Dicere (2014), on view for the first time at Art Basel, combines, in compressed lint, the satellite transmission of a drone target with a narrative based on the account of two witnesses, Zubair, 13 and Nabila, 9, who testified at a Congressional Hearing on Drone Strikes in Washington on October 29, 2013.  The strike, which killed their grandmother, took place in North Waziristan a year earlier. In Dicere, as well as other works based on testimonies, such as Vox Manet (2005-08) and Mimus (2012), Kelly has used the durational aspect of the lint medium as a performative act of remembering.

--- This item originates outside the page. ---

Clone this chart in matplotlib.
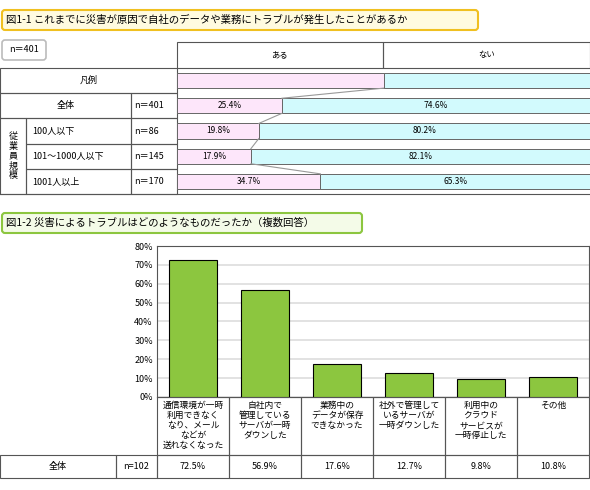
import matplotlib.pyplot as plt
from matplotlib.patches import Rectangle, FancyBboxPatch

plt.rcParams['font.family'] = ['Noto Sans CJK JP', 'DejaVu Sans']

# ---- data ----
title1 = '図1-1 これまでに災害が原因で自社のデータや業務にトラブルが発生したことがあるか'
title2 = '図1-2 災害によるトラブルはどのようなものだったか（複数回答）'
row_labels = ['全体', '100人以下', '101～1000人以下', '1001人以上']
row_n = ['n＝401', 'n＝86', 'n＝145', 'n＝170']
aru = [25.4, 19.8, 17.9, 34.7]
nai = [74.6, 80.2, 82.1, 65.3]
cats = ['通信環境が一時\n利用できなく\nなり、メール\nなどが\n送れなくなった',
        '自社内で\n管理している\nサーバが一時\nダウンした',
        '業務中の\nデータが保存\nできなかった',
        '社外で管理して\nいるサーバが\n一時ダウンした',
        '利用中の\nクラウド\nサービスが\n一時停止した',
        'その他']
vals = [72.5, 56.9, 17.6, 12.7, 9.8, 10.8]
yticks = [0, 10, 20, 30, 40, 50, 60, 70, 80]

W, H = 590, 490
fig = plt.figure(figsize=(W / 100, H / 100), dpi=100)
bg = fig.add_axes([0, 0, 1, 1])
bg.set_xlim(0, W)
bg.set_ylim(H, 0)
bg.axis('off')


def px_axes(x0, y0, x1, y1):
    return fig.add_axes([x0 / W, 1 - y1 / H, (x1 - x0) / W, (y1 - y0) / H])


def cell(x0, y0, x1, y1, text='', lw=0.8, ha='center', fs=6.5, pad=6):
    bg.add_patch(Rectangle((x0, y0), x1 - x0, y1 - y0, fill=False, ec='#555', lw=lw))
    if text:
        tx = (x0 + x1) / 2 if ha == 'center' else x0 + pad
        bg.text(tx, (y0 + y1) / 2, text, ha=ha, va='center', fontsize=fs)


def title_box(x0, y0, x1, y1, text, ec, fc):
    bg.add_patch(FancyBboxPatch((x0, y0), x1 - x0, y1 - y0, boxstyle='round,pad=0,rounding_size=3',
                                ec=ec, fc=fc, lw=1.5))
    bg.text(x0 + 4, (y0 + y1) / 2, text, ha='left', va='center', fontsize=7.5)


def small_box(x0, y0, x1, y1, text):
    bg.add_patch(FancyBboxPatch((x0, y0), x1 - x0, y1 - y0, boxstyle='round,pad=0,rounding_size=3',
                                ec='#bbb', fc='white', lw=1.2))
    bg.text((x0 + x1) / 2, (y0 + y1) / 2, text, ha='center', va='center', fontsize=6.5)


# ---- figure 1-1 ----
title_box(2, 10, 478, 30, title1, '#f0c020', '#fffbe0')
small_box(2, 40, 46, 60, 'n＝401')
cell(177, 42, 383, 68, 'ある', fs=6)
cell(383, 42, 590, 68, 'ない', fs=6)
rows_y = [68 + 25.2 * k for k in range(6)]
cell(0, rows_y[0], 177, rows_y[1], '凡例')
cell(0, rows_y[1], 131, rows_y[2], row_labels[0])
cell(131, rows_y[1], 177, rows_y[2], row_n[0], ha='left', pad=3)
bg.add_patch(Rectangle((0, rows_y[2]), 26, rows_y[5] - rows_y[2], fill=False, ec='#555', lw=0.8))
bg.text(13, (rows_y[2] + rows_y[5]) / 2, '従\n業\n員\n規\n模', ha='center', va='center',
        fontsize=6.5, linespacing=1.1)
for k in range(1, 4):
    cell(26, rows_y[k + 1], 131, rows_y[k + 2], row_labels[k], ha='left')
    cell(131, rows_y[k + 1], 177, rows_y[k + 2], row_n[k], ha='left', pad=3)
bg.plot([0, 590], [rows_y[5], rows_y[5]], color='#555', lw=0.8)

ax1 = px_axes(177, rows_y[0], 590, rows_y[5])
ax1.set_xlim(0, 100)
ax1.set_ylim(4.5, -0.5)
ax1.axis('off')
bh = 0.6
pink, cyan = '#fde6fa', '#d2fafd'
ax1.barh(0, 50, height=bh, color=pink, ec='#666', lw=0.7)
ax1.barh(0, 50, left=50, height=bh, color=cyan, ec='#666', lw=0.7)
for i, (a, n) in enumerate(zip(aru, nai)):
    y = i + 1
    ax1.barh(y, a, height=bh, color=pink, ec='#666', lw=0.7)
    ax1.barh(y, n, left=a, height=bh, color=cyan, ec='#666', lw=0.7)
    ax1.text(a / 2, y, f'{a:.1f}%', ha='center', va='center', fontsize=6)
    ax1.text(a + n / 2, y, f'{n:.1f}%', ha='center', va='center', fontsize=6)
prev = [50] + aru
for i in range(4):
    ax1.plot([prev[i], prev[i + 1]], [i + bh / 2, i + 1 - bh / 2], color='#999', lw=0.8)

# ---- figure 1-2 ----
title_box(2, 213, 362, 233, title2, '#8cc63f', '#f4fbe8')
ax2 = px_axes(157, 246, 589, 397)
x = range(len(vals))
ax2.bar(x, vals, width=0.68, color='#8cc63f', ec='black', lw=0.8, zorder=3)
ax2.set_xlim(-0.5, len(vals) - 0.5)
ax2.set_ylim(0, 80)
ax2.set_yticks(yticks)
ax2.set_yticklabels([f'{t}%' for t in yticks], fontsize=6.5)
ax2.set_xticks([])
ax2.grid(axis='y', color='#ddd', lw=1.2, zorder=0)
ax2.tick_params(axis='y', length=0, pad=3)
for s in ax2.spines.values():
    s.set_color('#555')
    s.set_linewidth(0.8)
small_box(537, 253, 582, 273, 'n=102')

colw = (589 - 157) / len(vals)
for i, (c, v) in enumerate(zip(cats, vals)):
    x0 = 157 + i * colw
    bg.add_patch(Rectangle((x0, 397), colw, 58, fill=False, ec='#555', lw=0.8))
    bg.text(x0 + colw / 2, 401, c, ha='center', va='top', fontsize=6.3, linespacing=1.15)
    cell(x0, 455, x0 + colw, 478, f'{v:.1f}%')
cell(0, 455, 116, 478, '全体')
cell(116, 455, 157, 478, 'n=102')

fig.savefig('out.png', dpi=100)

Individual units are cast in the filter screen of a domestic dryer over several months and hundreds of washing cycles, then assembled as large panels of intaglio text.  In this way, Kelly gives voice, directly, in the process, and in the first person plural of the narrative, to a demand as well as an incommensurable loss.

 

Mary Kelly’s work has been the subject of major solo exhibitions at the ICA, London (1976 and 1993); New Museum of Contemporary Art, New York (1990); Generali Foundation, Vienna (1998); Santa Monica Museum of Art (2001); Center for Contemporary Art, Ujazdowski Castle, Warsaw (2008); Moderna Museet, Stockholm (2010); and a large scale retrospective, Mary Kelly: Projects, 1973-2010, Whitworth Art Gallery, Manchester (2011). Kelly was represented in the 1991 and 2004 Whitney Biennials; Documenta 12, Kassel, 2007, and the 2008 Biennale of Sydney. Recently, her work has also been exhibited in This Will Have Been: Art, Love and Politics in the 1980s, ICA, Boston (2012-13); Ends of the Earth: Land Art to 1974, Haus der Kunst, Munich (2012-13), Take It Or Leave It: Institution, Image, Ideology, Hammer Museum, Los Angeles (2014), and Women and Work, Tate Britain (2014).